In a separate statement, Biden said that he looked forward to signing the PACT Act, which he called "major reform" and an "important action" to meet the "sacred obligation" the U.S. has to its veterans.
The president has previously mused whether his late son, Beau, a National Guardsman, may have died of brain cancer connected to his exposure to burn pits while serving overseas.
The PACT Act had initially passed the Senate earlier this year. But after a quick fix in the House required the bill to be voted on again, 26 Republican senators changed their votes and blocked swift passage of the act last week -- sparking outrage among Democrats and veterans groups.
Stewart was the most public face leading the protest against the delay. He had joined veterans outside the Capitol for the last several days. He has also harshly criticized Republicans -- who in turn cited concerns about Democratic spending maneuvers -- and demanded action from lawmakers.
"America's heroes who fought in our wars outside sweating their a---- off with oxygen, battling all kinds of ailments" while Republican senators were sitting "in the air conditioning walled off from any of it," Stewart said during a press conference in front of the Capitol building on Thursday.
"They don't have to hear it, they don't have to see it. They don't have to understand that these are human beings," he said then. (On Tuesday, after the PACT Act passed, he jokingly apologized for cursing in his various statements.)
Stewart was also in the chamber Tuesday night for the vote, along with about 50-75 vets and supporters of the bill.
He sat above in the gallery and was seemingly overcome with emotion for a moment after the vote. He appeared to choke up while the clerk read the names of the Senators who voted yes.
When the vote was called, he grabbed his chest. "Hallelujah" and "yeah" were also shouted from observes in the gallery.
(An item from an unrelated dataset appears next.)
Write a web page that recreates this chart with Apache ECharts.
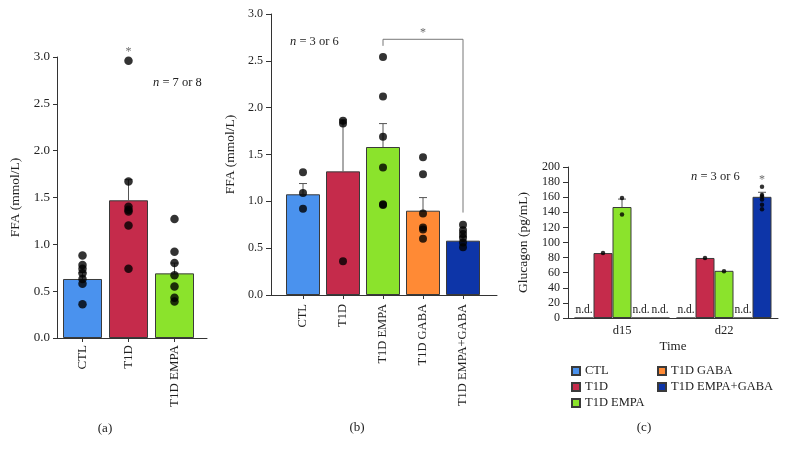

Republicans had said they did not object to the new funding for veterans in the proposal but wanted the opportunity to modify a so-called "budget gimmick" they say could be exploited by Democrats.
Sen. Pat Toomey, R-Pa., has led the GOP group in opposition, insisting on an amendment to change language in the bill that he said could free up $400 billion in existing funds already being used for veterans by shuffling the money inside the budget to use for unrelated purposes.
"What matters to a veteran whose ill because of a toxic exposure is that the money is there to cover what he needs, that's what he should be concerned about and that will be there," Toomey said Tuesday. "What I am trying to limit is the extent that they could use a budget gimmick to reclassify spending and go on an unrelated spending binge."
Republicans attempted to close this perceived budget loophole during a Tuesday night vote, but the amendment failed to pass.
Two other amendments from Sens. Rand Paul and Marsha Blackburn also failed. Paul's amendment aimed to reduce aid to other countries besides Israel over the next 10 years to offset some of the bill's costs, while Blackburn's amendment proposed allowing toxic-exposed veterans to go directly into community care.
Schumer on the floor called Tuesday's development "good news."
"Our veterans across America can breathe a sigh of relief," he said. "The treatment that they deserve and have been denied by the VA because of all kinds of legal barriers and presumptions will now be gone."
ABC News' Ben Gittleson and Trish Turner contributed to this report.